Telepath’s organizers believe that the invite-only model will help in this regard (the platform currently supports approximately 3,000 people). “By stifling growth to some extent, we're going to make it better for ourselves,” says Estévez. 

But the model presents another issue. “One of the pervasive problems that many social platforms that have launched in the US have had is a problem with diversity,” Matias says. “If they start with a group of users that are not diverse, then cultures can build up in the network that are unwelcoming and in some cases hostile to marginalized people.”

That fear of a hostile in-group culture is well founded. Clubhouse, an audio-first social-media app used by many with Silicon Valley ties, was launched to critical acclaim earlier this year, only to devolve into the type of misogynistic vitriol that has seeped into every corner of the internet. Just last week, it came under fire for anti-Semitism.

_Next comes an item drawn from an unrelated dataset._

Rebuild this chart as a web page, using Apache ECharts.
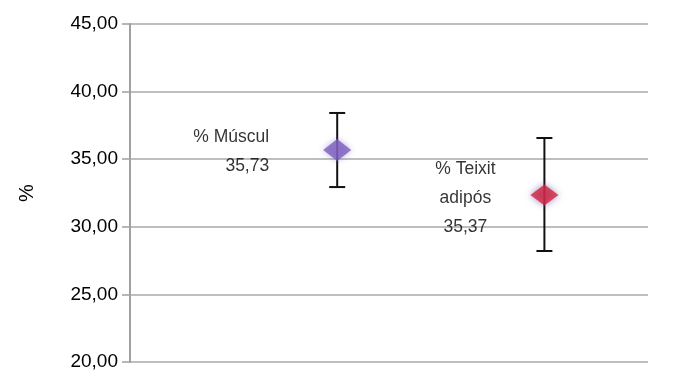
<!DOCTYPE html>
<html><head><meta charset="utf-8">
<script src="https://cdn.jsdelivr.net/npm/echarts@6/dist/echarts.min.js"></script>
<style>html,body{margin:0;padding:0;background:#fff}#c{width:700px;height:385px}</style>
</head><body><div id="c"></div>
<script>
var categories = ["% Múscul", "% Teixit adipós"];
var positions = [1, 2];
var means = [35.68, 32.35];
var errLow = [32.94, 28.21];
var errHigh = [38.42, 36.57];
var pointLabels = ["% Múscul\n35,73", "% Teixit\nadipós\n35,37"];
var yTicks = [20, 25, 30, 35, 40, 45];

var chart = echarts.init(document.getElementById('c'));
var font = "Helvetica, 'Liberation Sans', Arial, sans-serif";
chart.setOption({
  animation: false,
  grid: {left: 130, right: 52, top: 24, bottom: 23},
  xAxis: {type: 'value', min: 0, max: 2.5, show: false},
  yAxis: {
    type: 'value', min: yTicks[0], max: yTicks[yTicks.length - 1], interval: 5,
    name: '%', nameLocation: 'middle', nameGap: 93, nameRotate: 90,
    nameTextStyle: {fontFamily: font, fontSize: 20, color: '#000'},
    axisLine: {show: true, lineStyle: {color: '#a0a0a0', width: 2}},
    axisTick: {show: true, length: 8, lineStyle: {color: '#a0a0a0', width: 1.5}},
    splitLine: {lineStyle: {color: '#a8a8a8', width: 1.5}},
    axisLabel: {fontFamily: font, fontSize: 19, color: '#000', margin: 12,
      formatter: function (v) { return v.toFixed(2).replace('.', ','); }}
  },
  series: [
    {
      type: 'custom',
      renderItem: function (params, api) {
        var x = api.value(0);
        var lo = api.coord([x, api.value(1)]);
        var hi = api.coord([x, api.value(2)]);
        var w = 8;
        var st = {stroke: '#111', lineWidth: 2};
        return {type: 'group', children: [
          {type: 'line', shape: {x1: lo[0], y1: lo[1], x2: hi[0], y2: hi[1]}, style: st},
          {type: 'line', shape: {x1: lo[0] - w, y1: lo[1], x2: lo[0] + w, y2: lo[1]}, style: st},
          {type: 'line', shape: {x1: hi[0] - w, y1: hi[1], x2: hi[0] + w, y2: hi[1]}, style: st}
        ]};
      },
      data: positions.map(function (p, i) { return [p, errLow[i], errHigh[i]]; }),
      z: 2
    },
    {
      type: 'scatter',
      symbol: 'diamond',
      z: 3,
      data: positions.map(function (p, i) {
        return {
          value: [p, means[i]],
          name: categories[i],
          symbolSize: i === 0 ? [28, 22] : [28, 21],
          itemStyle: i === 0
            ? {color: '#7d5fbf', shadowColor: 'rgba(120,100,190,0.6)', shadowBlur: 6}
            : {color: '#d3243c', shadowColor: 'rgba(110,80,170,0.8)', shadowBlur: 7},
          label: {
            show: true,
            formatter: pointLabels[i],
            position: 'inside',
            offset: i === 0 ? [-68, 2] : [-79, 3],
            align: i === 0 ? 'right' : 'center',
            fontFamily: font, fontSize: 17.5, color: '#000',
            lineHeight: i === 0 ? 29 : 29
          }
        };
      })
    }
  ]
});
</script></body></html>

So far, Telepath has been dominated by Silicon Valley types, journalists, and others with spheres of influence outside the app. It’s not a diverse crowd, and Estévez says the team recognizes that. “It’s not just about inviting people; it’s not just about inviting women and Black people,” she says. “It’s so that they [women and Black people] have a good experience, so they see other women and Black people and are not getting mansplained to or getting microaggressions.”

That is a tricky balance. On the one hand, maintaining an invite-only community of like-minded members allows Telepath to control the number of posts and members it must keep an eye on. But that type of environment can also become an echo chamber that doesn’t challenge norms, defeating the purpose of conversation in the first place and potentially offering a hostile reception to outsiders.

Tan, the early adopter, says that the people she’s interacting with certainly fall into a type: they’re left-leaning and tech-y. “The first people who were using it were coming from Marc [Bodnick] or Richard [Henry]’s networks,” she says, referring to the cofounders. “It tends to be a lot of tech people.” Tan says the app’s conversations are wide-ranging, though, and she has been “pleasantly surprised” at the depth of discussion.

“Any social-media site can be an echo chamber, depending on who you follow,” she adds.

Telepath is ultimately in a tug-of-war: Is it possible to encourage lively-yet-decent debate on a platform without seeing it devolve into harassment? Most users assume that being online involves taking a certain amount of abuse, particularly if you’re a woman or from a marginalized group. Ideally, that doesn’t have to be the case.

“They need to be committed, that this isn’t just lip service about ‘being kind,’” Citron says. “Folks often roll out products in beta from and then think about harm, but then it’s too late. That’s unfortunately the story of the internet.” So far, but perhaps it doesn’t have to be.